If you want to know "where is the parser?", "how does the source string turn into a live connection?", or "what does the optimizer actually batch?", you are in the right place.

For the user-facing configuration reference, see Configuration. For the target architecture (including features on the roadmap), see Architecture.


Pipeline at a Glance

provero.yaml                                    Return
    │                                             ▲
    │ 1. compile_file()                           │ 7. SuiteResult
    ▼                                             │
ProveroConfig                                     │
    │                                     ┌───────┴────────┐
    │ 2. create_connector()               │ compute_status │
    ▼                                     │ quality_score  │
Connector  ─────── connect() ──► Connection
    │                                     ▲
    │ 3. _expand_multi_column_checks()    │
    ▼                                     │
Expanded CheckConfig list                 │
    │                                     │
    │ 4. plan_batch()                     │
    ▼                                     │
BatchPlan (metrics + non_batchable)       │
    │                                     │
    │ 5. execute_batch()                  │ 6. _run_single_check()
    ▼                                     │    (sequential or parallel)
Batched CheckResults ─────────────────────┘
                      Non-batchable CheckResults

Every stage maps to one file in provero-core/src/provero/:

Stage Component Entry point
1. Parse YAML Parser core/compiler.py::compile_file()
2. Resolve source Connectors connectors/factory.py::create_connector()
3, 4, 5. Plan and batch SQL Optimizer core/optimizer.py::plan_batch()
6. Run remainder, orchestrate Engine core/engine.py::run_suite()
Register checks Check Registry checks/registry.py::register_check()
7. Aggregate Results core/results.py::SuiteResult.compute_status()
Defense in depth SQL Safety core/sql.py::quote_identifier()

Read in Order

If this is your first time reading the internals, follow the pages in this order:

  1. Parser: how provero.yaml becomes a typed ProveroConfig.
  2. Connectors: how a SourceConfig becomes a live database connection, with plugin support via entry_points.
  3. Optimizer: how multiple checks are compiled into a single SQL query to minimize round trips.
  4. Engine: how a full suite is executed, including the non-batchable runner path and parallel mode.
  5. Check Registry: how check runners are registered and discovered (built-ins + third-party plugins).
  6. Results: how individual CheckResult objects are aggregated into a SuiteResult with a severity-weighted quality score.
  7. SQL Safety: the defenses that keep user-supplied identifiers and values from becoming a SQL injection vector.
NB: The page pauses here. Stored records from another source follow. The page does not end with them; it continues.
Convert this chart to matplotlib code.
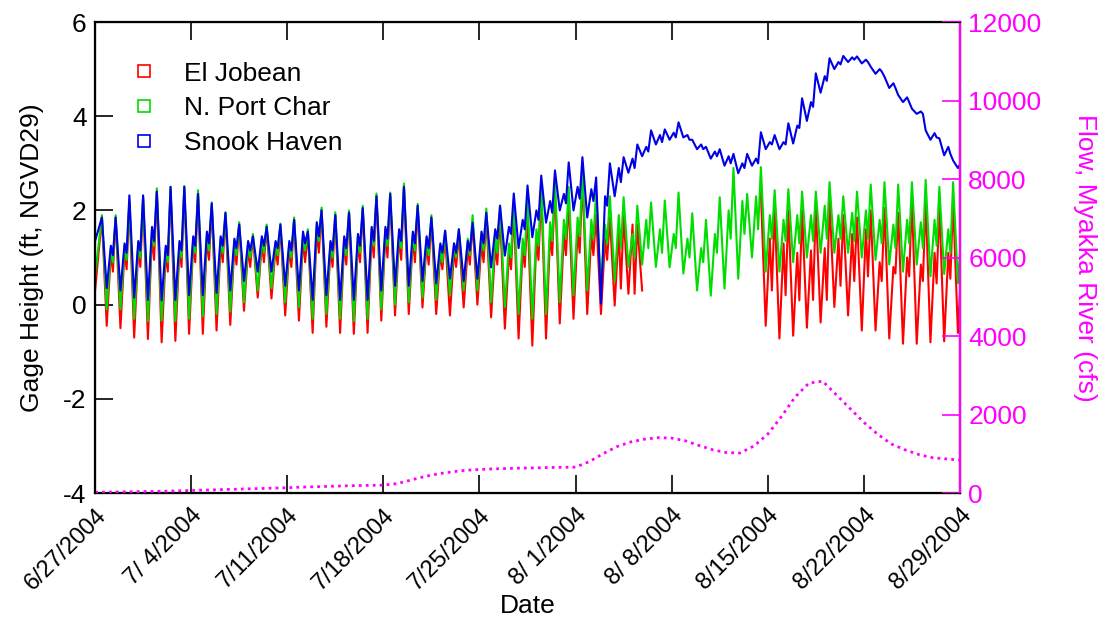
import numpy as np
import matplotlib
matplotlib.use('Agg')
import matplotlib.pyplot as plt
from matplotlib.lines import Line2D

plt.rcParams['font.family'] = ['Liberation Sans', 'DejaVu Sans']
plt.rcParams['axes.unicode_minus'] = False

nan = np.nan

# x tick labels, one per week starting 6/27/2004 (day 0)
tick_days = [0, 7, 14, 21, 28, 35, 42, 49, 56, 63]
tick_labels = ['6/27/2004', '7/ 4/2004', '7/11/2004', '7/18/2004', '7/25/2004',
               '8/ 1/2004', '8/ 8/2004', '8/15/2004', '8/22/2004', '8/29/2004']

# gage heights, read per day: higher high, lower low, lower high, higher low (ft)
# El Jobean
r_start = 0.30
r_hh = [1.85, 1.85, 2.15, 2.25, 2.40, 2.45, 2.45, 2.35, 2.10, 1.90, 1.70, 1.45, 1.65, 1.65, 1.80, 1.55,
        2.00, 1.90, 1.95, 2.05, 2.30, 2.30, 2.50, 2.05, 1.80, 1.45, 1.50, 1.75, 1.85, 1.90, 2.00, 1.95,
        2.40, 2.50, 2.20, 2.70, 1.90, 1.85, 1.89, 1.70, nan, nan, nan, nan, nan, nan, nan, nan,
        2.38, 2.04, 2.00, 2.00, 2.10, 2.20, 1.90, 1.85, 2.00, 2.05, 1.95, 2.20, 2.20, 2.10, 2.20]
r_ll = [-0.45, -0.50, -0.70, -0.73, -0.80, -0.77, -0.62, -0.62, -0.55, -0.43, -0.13, 0.15, 0.13, -0.23, -0.34, -0.60,
        -0.47, -0.60, -0.62, -0.60, -0.34, -0.23, -0.20, -0.06, -0.20, -0.23, -0.06, 0.00, -0.27, -0.51, -0.72, -0.87,
        -0.72, -0.40, -0.30, -0.20, -0.20, -0.02, 0.23, 0.30, nan, nan, nan, nan, nan, nan, nan, nan,
        -0.45, -0.72, -0.66, -0.49, -0.38, -0.05, -0.23, -0.55, -0.55, -0.72, -0.83, -0.83, -0.80, -0.78, -0.60]
r_lh = [1.10, 1.15, 1.20, 1.50, 1.10, 1.20, 1.30, 1.40, 1.30, 1.25, 1.20, 1.30, 1.20, 1.20, 1.40, 1.60,
        1.20, 1.30, 1.35, 1.50, 1.50, 1.45, 1.40, 1.30, 1.10, 1.15, 1.20, 1.30, 1.25, 1.10, 1.20, 1.40,
        1.50, 1.50, 1.55, 1.50, 1.40, 1.60, 1.70, nan, nan, nan, nan, nan, nan, nan, nan, nan,
        1.40, 1.30, 1.10, 1.15, 1.20, 1.40, 1.50, 1.60, 0.90, 0.80, 1.00, 0.85, 1.10, 1.10, 1.10]
r_hl = [0.70, 0.75, 0.80, 0.95, 0.70, 0.80, 0.90, 0.95, 0.90, 0.85, 0.80, 0.90, 0.85, 0.80, 0.90, 1.10,
        0.80, 0.85, 0.90, 1.00, 1.00, 0.95, 0.90, 0.85, 0.75, 0.80, 0.85, 0.90, 0.85, 0.75, 0.80, 0.95,
        1.05, 1.05, 1.10, 1.05, 0.95, 0.34, 0.23, nan, nan, nan, nan, nan, nan, nan, nan, nan,
        0.30, 0.20, 0.09, 0.10, 0.10, 0.40, 0.50, 0.60, 0.50, 0.66, 0.60, 0.50, 0.45, 0.55, 0.40]

# N. Port Char
g_start = 0.60
g_hh = [1.90, 1.90, 2.20, 2.30, 2.47, 2.50, 2.52, 2.43, 2.17, 1.96, 1.75, 1.50, 1.70, 1.72, 1.85, 1.60,
        2.06, 1.96, 2.00, 2.10, 2.36, 2.38, 2.57, 2.14, 1.90, 1.57, 1.60, 1.90, 2.04, 2.10, 2.20, 2.26,
        2.57, 2.64, 2.50, 2.85, 2.40, 2.30, 2.28, 2.10, 2.17, 2.21, 2.38, 1.94, 1.80, 2.28, 2.90, 2.35,
        2.92, 2.43, 2.45, 2.40, 2.40, 2.60, 2.30, 2.40, 2.55, 2.60, 2.55, 2.60, 2.65, 2.50, 2.60]
g_ll = [-0.10, -0.10, -0.30, -0.35, -0.34, -0.35, -0.30, -0.25, -0.20, -0.15, 0.05, 0.30, 0.35, 0.05, -0.05, -0.30,
        -0.20, -0.30, -0.35, -0.30, -0.10, 0.00, 0.05, 0.15, 0.10, 0.20, 0.30, 0.30, 0.05, -0.05, -0.20, -0.30,
        -0.20, 0.05, 0.20, 0.30, 0.40, 0.50, 0.80, 0.85, 0.80, 0.79, 0.66, 0.30, 0.19, 0.34, 0.55, 1.00,
        0.70, 0.70, 0.90, 1.00, 1.10, 1.10, 1.10, 1.00, 0.95, 0.85, 0.70, 0.85, 0.60, 0.65, 0.45]
g_lh = [1.20, 1.25, 1.30, 1.60, 1.20, 1.30, 1.40, 1.50, 1.40, 1.35, 1.30, 1.40, 1.30, 1.30, 1.50, 1.70,
        1.30, 1.40, 1.45, 1.60, 1.60, 1.55, 1.50, 1.40, 1.20, 1.30, 1.40, 1.50, 1.45, 1.30, 1.40, 1.60,
        1.75, 1.80, 1.85, 1.80, 1.70, 1.90, 1.50, 1.80, 1.60, 1.50, 1.40, 1.20, 1.50, 2.00, 2.20, 2.30,
        1.90, 1.80, 1.90, 1.90, 2.10, 1.90, 1.95, 2.00, 1.80, 1.70, 1.80, 1.75, 1.80, 1.60, 1.70]
g_hl = [0.90, 0.95, 1.00, 1.25, 0.90, 1.00, 1.10, 1.15, 1.10, 1.05, 1.00, 1.10, 1.05, 1.00, 1.15, 1.35,
        1.00, 1.05, 1.10, 1.25, 1.25, 1.20, 1.15, 1.05, 0.90, 1.00, 1.05, 1.15, 1.10, 1.00, 1.05, 1.25,
        1.35, 1.40, 1.45, 1.40, 1.30, 1.20, 1.00, 1.20, 1.10, 1.20, 1.00, 0.90, 1.10, 1.40, 1.50, 1.60,
        1.40, 1.35, 1.30, 1.35, 1.40, 1.40, 1.35, 1.40, 1.30, 1.20, 1.30, 1.20, 1.25, 1.10, 1.20]

# Snook Haven
b_start = 1.35
b_hh = [1.85, 1.85, 2.32, 2.32, 2.40, 2.50, 2.50, 2.35, 2.15, 1.95, 1.70, 1.45, 1.65, 1.70, 1.80, 1.55,
        2.00, 1.90, 1.95, 2.05, 2.30, 2.35, 2.50, 2.10, 1.85, 1.57, 1.60, 1.74, 1.95, 2.10, 2.36, 2.53,
        2.74, 2.85, 3.02, 3.13, 2.70, 3.00, 3.13, 3.40, 3.70, 3.72, 3.87, 3.50, 3.35, 3.30, 3.20, 3.20,
        3.66, 3.60, 3.85, 4.38, 4.91, 5.23, 5.28, 5.27, 5.05, 4.84, 4.45, 4.16, 3.70, 3.53, 3.06]
b_ll = [0.35, 0.30, 0.15, 0.10, 0.09, 0.10, 0.20, 0.20, 0.25, 0.30, 0.50, 0.70, 0.70, 0.40, 0.30, 0.10,
        0.20, 0.10, 0.10, 0.10, 0.30, 0.40, 0.40, 0.50, 0.45, 0.55, 0.50, 0.55, 0.79, 1.04, 1.20, 1.43,
        1.74, 2.00, 2.00, 1.85, 0.02, 2.30, 2.80, 3.15, 3.40, 3.50, 3.55, 3.30, 3.10, 2.95, 2.79, 2.95,
        3.30, 3.30, 3.42, 3.90, 4.50, 5.00, 5.15, 5.12, 4.90, 4.60, 4.30, 4.05, 3.50, 3.17, 2.90]
b_lh = [1.25, 1.30, 1.35, 1.65, 1.25, 1.35, 1.45, 1.55, 1.45, 1.40, 1.35, 1.45, 1.35, 1.35, 1.55, 1.75,
        1.35, 1.45, 1.50, 1.65, 1.65, 1.60, 1.55, 1.45, 1.30, 1.30, 1.35, 1.55, 1.60, 1.65, 1.80, 2.00,
        2.20, 2.35, 2.50, 2.45, 2.30, 2.90, 3.10, 3.35, 3.60, 3.65, 3.60, 3.40, 3.25, 3.15, 3.00, 3.10,
        3.45, 3.45, 3.80, 4.30, 4.85, 5.15, 5.25, 5.20, 5.00, 4.70, 4.40, 4.10, 3.64, 3.35, 3.05]
b_hl = [1.05, 1.10, 1.15, 1.35, 1.05, 1.15, 1.25, 1.30, 1.25, 1.20, 1.15, 1.25, 1.20, 1.15, 1.30, 1.45,
        1.15, 1.20, 1.25, 1.35, 1.40, 1.35, 1.30, 1.20, 1.10, 1.10, 1.15, 1.30, 1.40, 1.50, 1.60, 1.80,
        1.95, 2.15, 2.25, 2.20, 2.10, 2.60, 2.90, 3.25, 3.45, 3.55, 3.50, 3.30, 3.15, 3.00, 2.90, 3.00,
        3.40, 3.40, 3.75, 4.20, 4.75, 5.10, 5.20, 5.15, 4.95, 4.60, 4.30, 4.05, 3.55, 3.20, 2.57]

# daily flow, Myakka River (cfs), days 0..63
flow = [20, 25, 30, 35, 40, 45, 55, 65, 75, 85, 95, 105, 115, 125, 135, 150,
        160, 170, 180, 190, 195, 200, 240, 330, 420, 490, 540, 580, 600, 615, 625, 635,
        640, 650, 655, 660, 800, 1000, 1180, 1300, 1370, 1410, 1400, 1330, 1210, 1100, 1030, 1020,
        1200, 1500, 1950, 2450, 2800, 2850, 2500, 2150, 1800, 1500, 1250, 1100, 980, 900, 870, 840]

# timing of the four daily extremes (fraction of a day)
phase = np.array([0.5, 0.85, 1.15, 1.3])


def tide_series(start, hh, ll, lh, hl):
    days = np.arange(len(hh))
    t = (days[:, None] + phase[None, :]).ravel()
    v = np.column_stack([hh, ll, lh, hl]).ravel()
    return np.concatenate([[0.0], t]), np.concatenate([[start], v])


fig = plt.figure(figsize=(11.13, 6.2), dpi=100)
ax = fig.add_axes([0.0854, 0.2048, 0.7771, 0.7597])

series = [
    ('El Jobean', '#ff0000', r_start, r_hh, r_ll, r_lh, r_hl),
    ('N. Port Char', '#00dd00', g_start, g_hh, g_ll, g_lh, g_hl),
    ('Snook Haven', '#0000e6', b_start, b_hh, b_ll, b_lh, b_hl),
]
handles = []
for name, col, st, hh, ll, lh, hl in series:
    t, v = tide_series(st, hh, ll, lh, hl)
    ax.plot(t, v, color=col, lw=1.5)
    handles.append(Line2D([], [], ls='none', marker='s', markersize=9,
                          markerfacecolor='none', markeredgecolor=col, markeredgewidth=1.2,
                          label=name))

ax.set_xlim(0, 63)
ax.set_ylim(-4, 6)
ax.set_yticks([-4, -2, 0, 2, 4, 6])
ax.set_xticks(tick_days)
ax.set_xticklabels(tick_labels, rotation=45, ha='right', rotation_mode='anchor')
ax.tick_params(axis='both', direction='in', length=13, width=1.2, labelsize=19, top=True)
ax.tick_params(axis='x', labelsize=17, pad=8)
ax.tick_params(axis='y', pad=6)
for s in ax.spines.values():
    s.set_linewidth(1.6)
ax.set_ylabel('Gage Height (ft, NGVD29)', fontsize=19, labelpad=14)
ax.set_xlabel('Date', fontsize=19, labelpad=0)

leg = ax.legend(handles=handles, loc='upper left', bbox_to_anchor=(0.02, 0.955),
                frameon=False, fontsize=19, handlelength=1.0, handletextpad=1.0,
                labelspacing=0.4, borderpad=0.2)

ax2 = ax.twinx()
ax2.plot(np.arange(len(flow)), flow, color='#ff00ff', lw=2, ls=(0, (1, 1.5)))
ax2.set_ylim(0, 12000)
ax2.set_yticks(range(0, 12001, 2000))
ax2.tick_params(axis='y', direction='in', length=13, width=1.2, labelsize=19,
                colors='#ff00ff', pad=6)
ax2.spines['right'].set_color('#ff00ff')
ax2.spines['right'].set_linewidth(1.6)
ax2.set_ylabel('Flow, Myakka River (cfs)', fontsize=19, color='#ff00ff',
               rotation=270, labelpad=40)

fig.savefig('out.png', dpi=100)
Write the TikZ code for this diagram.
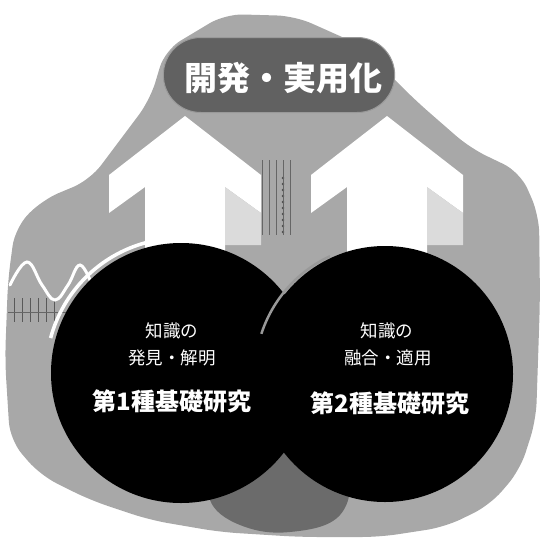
\documentclass[tikz,border=0pt]{standalone}
\usepackage{fontspec}
\newfontfamily\jp{Noto Sans CJK JP}
\usetikzlibrary{shapes.misc}
\tikzset{
  bigarrow/.style={fill=white, draw=none},
  disc/.style={circle, fill=black, draw=none, minimum size=260pt, inner sep=0pt},
  smalltxt/.style={text=white, font=\jp\fontsize{17.5}{21}\selectfont, align=center, inner sep=0pt},
  bigtxt/.style={text=white, font=\jp\bfseries\fontsize{24}{27}\selectfont, inner sep=0pt},
  titlebox/.style={rounded rectangle, fill=black!62, draw=black!40, line width=1pt, minimum width=238pt, minimum height=75pt},
}
\begin{document}
\begin{tikzpicture}[x=1pt,y=-1pt]
\useasboundingbox (0,0) rectangle (543,538);
% background collage blob
\fill[black!34, rounded corners=18pt] (225,14) -- (295,16) -- (360,45) -- (415,100)
 -- (470,148) -- (520,172) -- (539,215) -- (540,300) -- (536,420) -- (520,470)
 -- (490,505) -- (445,527) -- (380,537) -- (300,537) -- (220,532) -- (150,520)
 -- (90,500) -- (40,475) -- (10,440) -- (5,360) -- (8,280) -- (15,228)
 -- (42,200) -- (90,180) -- (120,140) -- (150,100) -- (165,50) -- cycle;
% darker patch at the bottom centre
\fill[black!58] plot[smooth cycle, tension=0.7] coordinates {
 (220,470) (260,450) (300,445) (345,470) (340,515) (290,532) (240,525) (210,500)};
% dotted column between arrows
\foreach \i in {0,...,9}{
  \fill[black!70] (283,178+\i*6) circle[radius=1.3pt];
}
\foreach \i in {0,...,4}{
  \draw[black!60, line width=0.6pt] (262+\i*7,160) -- (262+\i*7,235);
}
% left bar pattern
\foreach \i in {0,...,5}{
  \draw[black!65, line width=1pt] (14+\i*8,298) -- (14+\i*8,322);
}
\draw[black!60, line width=0.8pt] (8,312) -- (75,312);
% sine wave
\draw[white, line width=3pt, line cap=round] plot[smooth, tension=0.7] coordinates {
 (10,285) (27,262) (42,285) (55,300) (68,285) (80,265) (92,285)};
% white arrows
\fill[bigarrow] (185,116) -- (109,175) -- (109,213) -- (145,187) -- (145,270)
  -- (225,270) -- (225,187) -- (261,213) -- (261,175) -- cycle;
\fill[bigarrow] (387,116) -- (311,175) -- (311,213) -- (347,187) -- (347,270)
  -- (427,270) -- (427,187) -- (463,213) -- (463,175) -- cycle;
\fill[black!14] (225,187) -- (261,213) -- (261,245) -- (225,245) -- cycle;
\fill[black!14] (427,187) -- (463,213) -- (463,245) -- (427,245) -- cycle;
% title box
\node[titlebox] (title) at (279,75) {};
\node[text=white, font=\jp\bfseries\fontsize{33}{36}\selectfont, inner sep=0pt] (titletxt) at (283,78) {開発・実用化};
% circles
\node[disc] (c1) at (181,373) {};
\draw[white, line width=3.5pt] (181,373) ++(195:135) arc[start angle=195, end angle=255, radius=135];
\node[disc, minimum size=256pt] (c2) at (385,374) {};
\draw[black!40, line width=2.5pt] (385,374) ++(198:130) arc[start angle=198, end angle=245, radius=130];
% texts
\node[smalltxt] (t1) at (172,331) {知識の};
\node[smalltxt] (t2) at (172,358) {発見・解明};
\node[bigtxt] (t3) at (172,401) {第1種基礎研究};
\node[smalltxt] (t4) at (387,331) {知識の};
\node[smalltxt] (t5) at (388,358) {融合・適用};
\node[bigtxt] (t6) at (390,403) {第2種基礎研究};
\end{tikzpicture}
\end{document}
Each page is self-contained: it explains what the component does, where it lives, its public API, and the design decisions behind it.


The Engine Class Shortcut

If you just want to use Provero programmatically, the Engine class wraps every stage:

from provero import Engine

engine = Engine("provero.yaml")
results = engine.run(optimize=True, parallel=False)

See the Engine page for the full API, including Engine.from_dict() for in-memory configs and run_suites() for richer output.